### Available data
____

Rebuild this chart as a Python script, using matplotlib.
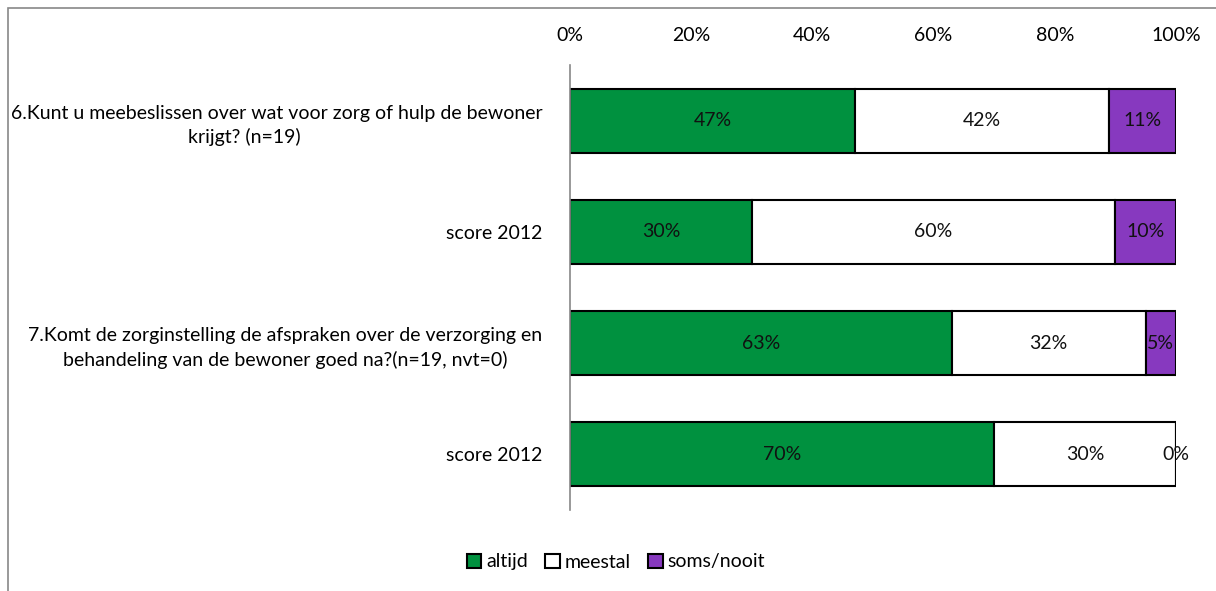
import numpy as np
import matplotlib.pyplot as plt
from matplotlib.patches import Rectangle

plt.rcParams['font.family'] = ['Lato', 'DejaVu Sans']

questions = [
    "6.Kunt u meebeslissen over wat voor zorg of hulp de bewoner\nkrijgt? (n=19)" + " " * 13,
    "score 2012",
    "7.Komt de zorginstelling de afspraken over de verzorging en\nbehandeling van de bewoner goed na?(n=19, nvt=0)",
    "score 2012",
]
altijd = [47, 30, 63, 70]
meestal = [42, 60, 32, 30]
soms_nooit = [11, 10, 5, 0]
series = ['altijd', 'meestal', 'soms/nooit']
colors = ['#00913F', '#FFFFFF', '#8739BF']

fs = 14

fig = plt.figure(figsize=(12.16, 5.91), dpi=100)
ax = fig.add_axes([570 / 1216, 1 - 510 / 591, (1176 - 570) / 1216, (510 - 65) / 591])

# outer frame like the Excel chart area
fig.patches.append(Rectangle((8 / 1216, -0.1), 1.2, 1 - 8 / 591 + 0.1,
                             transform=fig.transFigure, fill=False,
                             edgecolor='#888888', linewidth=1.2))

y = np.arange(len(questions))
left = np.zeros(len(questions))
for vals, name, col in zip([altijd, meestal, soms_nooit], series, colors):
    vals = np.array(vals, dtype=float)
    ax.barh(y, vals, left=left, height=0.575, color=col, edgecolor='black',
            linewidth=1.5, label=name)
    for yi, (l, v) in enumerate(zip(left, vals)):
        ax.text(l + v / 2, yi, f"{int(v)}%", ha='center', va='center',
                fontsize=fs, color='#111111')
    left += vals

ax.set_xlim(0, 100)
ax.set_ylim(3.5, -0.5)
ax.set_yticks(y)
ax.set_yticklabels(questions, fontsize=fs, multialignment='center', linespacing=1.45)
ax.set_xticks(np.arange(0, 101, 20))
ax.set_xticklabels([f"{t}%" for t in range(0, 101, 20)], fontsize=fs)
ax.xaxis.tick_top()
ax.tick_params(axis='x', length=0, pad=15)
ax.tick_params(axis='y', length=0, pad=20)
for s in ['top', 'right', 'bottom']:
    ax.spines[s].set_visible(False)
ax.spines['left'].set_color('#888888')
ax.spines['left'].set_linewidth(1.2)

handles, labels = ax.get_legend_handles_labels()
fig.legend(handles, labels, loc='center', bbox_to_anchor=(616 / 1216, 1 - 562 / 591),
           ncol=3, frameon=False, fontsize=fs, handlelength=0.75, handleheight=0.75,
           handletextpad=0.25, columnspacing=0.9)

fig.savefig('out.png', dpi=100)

____

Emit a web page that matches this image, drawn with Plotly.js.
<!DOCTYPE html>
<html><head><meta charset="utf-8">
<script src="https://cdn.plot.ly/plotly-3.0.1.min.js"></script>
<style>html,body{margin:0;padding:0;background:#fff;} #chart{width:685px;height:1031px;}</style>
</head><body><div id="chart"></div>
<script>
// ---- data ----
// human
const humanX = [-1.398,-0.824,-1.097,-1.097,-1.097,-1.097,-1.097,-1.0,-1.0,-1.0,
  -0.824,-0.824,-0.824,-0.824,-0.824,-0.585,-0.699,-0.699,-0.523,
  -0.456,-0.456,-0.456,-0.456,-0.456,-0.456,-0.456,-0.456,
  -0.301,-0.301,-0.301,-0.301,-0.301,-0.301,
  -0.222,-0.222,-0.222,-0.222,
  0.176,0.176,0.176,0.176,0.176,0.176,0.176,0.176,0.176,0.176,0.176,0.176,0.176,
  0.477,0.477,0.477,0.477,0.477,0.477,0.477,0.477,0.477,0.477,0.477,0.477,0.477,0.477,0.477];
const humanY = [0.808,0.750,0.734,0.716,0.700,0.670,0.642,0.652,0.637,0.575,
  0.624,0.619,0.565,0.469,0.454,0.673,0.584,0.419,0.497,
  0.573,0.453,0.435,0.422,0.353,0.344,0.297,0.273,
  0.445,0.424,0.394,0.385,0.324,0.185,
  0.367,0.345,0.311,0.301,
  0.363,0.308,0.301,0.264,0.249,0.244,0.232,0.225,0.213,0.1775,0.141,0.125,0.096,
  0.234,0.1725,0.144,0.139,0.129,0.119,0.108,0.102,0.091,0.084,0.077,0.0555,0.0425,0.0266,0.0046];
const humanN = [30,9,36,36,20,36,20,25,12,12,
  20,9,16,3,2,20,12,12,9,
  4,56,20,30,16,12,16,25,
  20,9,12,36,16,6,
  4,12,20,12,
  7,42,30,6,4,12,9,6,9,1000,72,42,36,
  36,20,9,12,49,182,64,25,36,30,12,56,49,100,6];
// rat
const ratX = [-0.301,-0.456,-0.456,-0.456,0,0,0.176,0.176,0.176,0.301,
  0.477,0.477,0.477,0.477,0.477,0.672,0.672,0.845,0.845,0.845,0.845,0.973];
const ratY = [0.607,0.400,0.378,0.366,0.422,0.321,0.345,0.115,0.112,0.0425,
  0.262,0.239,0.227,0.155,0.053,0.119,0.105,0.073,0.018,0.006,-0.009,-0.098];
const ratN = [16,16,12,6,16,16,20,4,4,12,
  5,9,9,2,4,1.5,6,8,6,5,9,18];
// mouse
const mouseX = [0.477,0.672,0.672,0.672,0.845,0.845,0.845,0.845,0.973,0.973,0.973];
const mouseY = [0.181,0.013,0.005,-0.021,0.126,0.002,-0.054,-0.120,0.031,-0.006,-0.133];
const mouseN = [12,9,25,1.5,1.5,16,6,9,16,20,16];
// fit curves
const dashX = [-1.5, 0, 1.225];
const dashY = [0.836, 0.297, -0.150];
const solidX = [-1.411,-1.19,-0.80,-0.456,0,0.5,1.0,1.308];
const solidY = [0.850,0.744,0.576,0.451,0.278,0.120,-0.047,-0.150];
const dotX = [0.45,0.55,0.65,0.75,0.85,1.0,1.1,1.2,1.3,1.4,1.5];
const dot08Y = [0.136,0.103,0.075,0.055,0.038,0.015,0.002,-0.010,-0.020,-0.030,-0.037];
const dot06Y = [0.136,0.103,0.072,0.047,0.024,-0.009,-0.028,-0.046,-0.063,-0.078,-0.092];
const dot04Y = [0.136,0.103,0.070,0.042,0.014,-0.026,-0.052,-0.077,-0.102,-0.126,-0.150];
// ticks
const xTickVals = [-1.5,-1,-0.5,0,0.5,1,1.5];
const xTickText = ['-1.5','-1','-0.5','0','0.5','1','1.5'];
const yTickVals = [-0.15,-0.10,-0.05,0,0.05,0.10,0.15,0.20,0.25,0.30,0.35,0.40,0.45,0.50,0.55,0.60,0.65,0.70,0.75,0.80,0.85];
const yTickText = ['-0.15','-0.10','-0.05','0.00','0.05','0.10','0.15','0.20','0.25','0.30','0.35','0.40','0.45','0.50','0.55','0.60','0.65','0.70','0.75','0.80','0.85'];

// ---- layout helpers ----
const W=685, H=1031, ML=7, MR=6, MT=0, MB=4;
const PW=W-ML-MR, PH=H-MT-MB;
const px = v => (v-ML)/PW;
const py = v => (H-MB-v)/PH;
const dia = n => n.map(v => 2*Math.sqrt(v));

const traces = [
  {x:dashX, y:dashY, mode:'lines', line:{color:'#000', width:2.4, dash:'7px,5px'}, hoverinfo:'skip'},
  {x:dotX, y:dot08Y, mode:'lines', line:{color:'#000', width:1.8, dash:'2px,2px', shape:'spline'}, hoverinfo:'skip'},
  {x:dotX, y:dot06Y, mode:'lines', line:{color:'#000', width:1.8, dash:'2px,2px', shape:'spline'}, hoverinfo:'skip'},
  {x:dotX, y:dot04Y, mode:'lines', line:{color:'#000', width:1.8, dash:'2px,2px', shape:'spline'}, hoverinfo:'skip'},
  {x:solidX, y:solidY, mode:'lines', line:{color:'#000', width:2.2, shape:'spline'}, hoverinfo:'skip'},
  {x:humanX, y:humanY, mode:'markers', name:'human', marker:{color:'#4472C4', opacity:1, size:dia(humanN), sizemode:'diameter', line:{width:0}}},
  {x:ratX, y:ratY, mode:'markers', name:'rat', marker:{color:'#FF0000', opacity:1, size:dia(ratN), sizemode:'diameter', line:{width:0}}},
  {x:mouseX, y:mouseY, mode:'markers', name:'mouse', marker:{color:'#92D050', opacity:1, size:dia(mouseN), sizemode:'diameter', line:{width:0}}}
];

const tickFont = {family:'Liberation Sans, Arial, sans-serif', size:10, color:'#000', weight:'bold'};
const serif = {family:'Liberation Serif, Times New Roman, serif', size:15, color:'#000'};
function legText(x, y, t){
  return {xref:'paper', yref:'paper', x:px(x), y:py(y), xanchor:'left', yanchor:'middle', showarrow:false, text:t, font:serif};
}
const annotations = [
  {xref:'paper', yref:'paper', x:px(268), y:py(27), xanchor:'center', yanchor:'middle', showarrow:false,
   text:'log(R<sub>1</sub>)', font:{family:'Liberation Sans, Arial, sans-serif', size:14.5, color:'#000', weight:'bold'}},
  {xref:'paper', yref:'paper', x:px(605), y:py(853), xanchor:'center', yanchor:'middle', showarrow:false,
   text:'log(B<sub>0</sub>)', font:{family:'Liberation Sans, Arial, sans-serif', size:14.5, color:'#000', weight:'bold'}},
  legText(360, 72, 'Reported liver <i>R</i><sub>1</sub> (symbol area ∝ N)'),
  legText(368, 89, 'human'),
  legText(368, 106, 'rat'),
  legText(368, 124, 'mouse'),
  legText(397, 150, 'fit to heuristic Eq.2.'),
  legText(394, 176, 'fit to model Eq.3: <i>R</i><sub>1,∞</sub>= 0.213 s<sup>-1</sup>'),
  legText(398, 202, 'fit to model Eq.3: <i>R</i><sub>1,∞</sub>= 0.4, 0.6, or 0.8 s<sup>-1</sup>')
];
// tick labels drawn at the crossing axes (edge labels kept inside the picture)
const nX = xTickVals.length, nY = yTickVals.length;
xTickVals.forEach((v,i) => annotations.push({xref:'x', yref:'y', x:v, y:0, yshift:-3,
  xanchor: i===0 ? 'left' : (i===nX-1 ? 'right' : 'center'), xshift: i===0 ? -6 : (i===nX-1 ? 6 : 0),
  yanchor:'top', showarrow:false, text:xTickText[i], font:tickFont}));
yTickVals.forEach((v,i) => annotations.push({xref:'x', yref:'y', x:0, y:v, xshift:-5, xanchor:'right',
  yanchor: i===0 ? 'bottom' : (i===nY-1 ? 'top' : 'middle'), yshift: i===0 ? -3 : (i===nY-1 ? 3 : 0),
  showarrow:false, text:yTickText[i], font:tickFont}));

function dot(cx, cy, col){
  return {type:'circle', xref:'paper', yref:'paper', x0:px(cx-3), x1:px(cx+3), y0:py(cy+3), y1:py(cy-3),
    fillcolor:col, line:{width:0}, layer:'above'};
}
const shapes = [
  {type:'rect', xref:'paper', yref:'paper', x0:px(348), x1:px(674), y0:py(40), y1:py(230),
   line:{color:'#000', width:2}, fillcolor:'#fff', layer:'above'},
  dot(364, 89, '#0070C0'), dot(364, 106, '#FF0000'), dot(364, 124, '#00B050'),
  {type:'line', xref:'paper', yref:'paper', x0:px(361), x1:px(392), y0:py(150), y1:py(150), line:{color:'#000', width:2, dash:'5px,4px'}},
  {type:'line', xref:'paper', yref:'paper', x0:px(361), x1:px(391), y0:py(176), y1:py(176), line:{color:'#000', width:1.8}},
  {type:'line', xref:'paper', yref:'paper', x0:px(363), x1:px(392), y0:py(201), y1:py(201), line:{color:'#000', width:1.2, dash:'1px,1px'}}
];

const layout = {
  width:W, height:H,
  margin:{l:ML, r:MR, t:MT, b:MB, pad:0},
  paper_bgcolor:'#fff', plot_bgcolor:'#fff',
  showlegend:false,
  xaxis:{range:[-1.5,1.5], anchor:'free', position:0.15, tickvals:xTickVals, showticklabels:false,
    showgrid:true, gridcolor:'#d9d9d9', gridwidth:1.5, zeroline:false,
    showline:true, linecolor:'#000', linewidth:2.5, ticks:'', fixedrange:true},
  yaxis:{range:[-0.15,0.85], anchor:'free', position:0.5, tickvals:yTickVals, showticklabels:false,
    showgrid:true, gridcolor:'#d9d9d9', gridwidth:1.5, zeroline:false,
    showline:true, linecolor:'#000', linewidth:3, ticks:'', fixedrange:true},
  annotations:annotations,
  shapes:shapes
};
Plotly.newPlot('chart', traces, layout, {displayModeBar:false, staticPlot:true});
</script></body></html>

____

### Work to complete
Above are the records. Print exactly the lines from the one containing "Rebuild this chart" to the one containing "plt.rcParams['font.family'] = ['Lato', 'DejaVu", both included, and nothing else; pictures are excluded.

### Task response
Rebuild this chart as a Python script, using matplotlib.
import numpy as np
import matplotlib.pyplot as plt
from matplotlib.patches import Rectangle

plt.rcParams['font.family'] = ['Lato', 'DejaVu Sans']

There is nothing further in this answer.